Patrons have been stealing the menus from Kerrisdale’s Cheshire Cheese Inn.
One regular took a coat of armour.
Deb Anderson asked owner and president Derek Cassidy Wednesday afternoon for a memento for a regular from her Ryerson United Church choir.
Anderson’s lived in Vancouver for only two years but her choir has frequented “The Cheese” for 23. “That’s how I knew I was welcome, when I was invited to The Cheese after choir,” she said.
Anderson stopped to give Cassidy a hug after lunchtime on Halloween because the Kerrisdale “local” was to close its doors at midnight.
The entire block on West Boulevard between 40th and 41st is being demolished to build a four-storey commercial and residential building.
So the 76-year-old flew in from his winter home in Mexico two days ago to bid his longtime cooks and customers adios.
Cassidy came from Liverpool, England to Canada in 1968.
The Cheshire Cheese Inn was Cassidy’s first foray into the bar/restaurant business. “In 1979, the Elephant and Castle hadn’t been open too long and I was sitting in the one downtown,” Cassidy said. “And I was having a beer [and] I said, well I could do this.”
The first Cheshire Cheese Inn opened in Dunbar in 1979. “I found a great location on the West Side, lots of Brits,” he said.
The Kerrisdale location opened in 1983 and the Lonsdale Cheshire Cheese in 1986. Cassidy’s son, Allan, owns the Dunbar location, his business partner Richard Slaughter owns the one in North Vancouver.
Some online restaurant reviewers describe Kerrisdale’s Cheshire Cheese as old and tired. “There’s no question about that,” Cassidy said. “But I have people coming around crying their eyes out to say goodbye because it’s an emotional stretch for the people who live in the area, many of them come here every day.”
Staff posted signs about the closure in the restaurant six weeks ago.
Ninety-four parties reserved tables for Halloween night.
Regulars like that they were known at their local, that servers knew their “usual,” and that they could get a meal and a beer for a good price, according to Cassidy.

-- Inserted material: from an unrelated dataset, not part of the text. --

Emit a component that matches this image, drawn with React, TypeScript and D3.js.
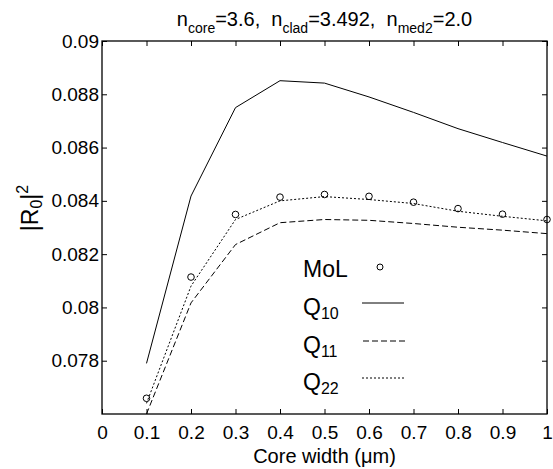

“I may open up in two years time,” he comforted one well-wisher who recognized him from Dunbar.
The developer is giving Cassidy the first right of refusal to return to the block.
Cassidy says he’ll see how physically and mentally fit he’s feeling then. “I might open a similar operation but it would have to be more upmarket price wise to cover the costs and we would also cater more to a younger generation because older people are moving out,” Cassidy said. “Even in England pubs change.”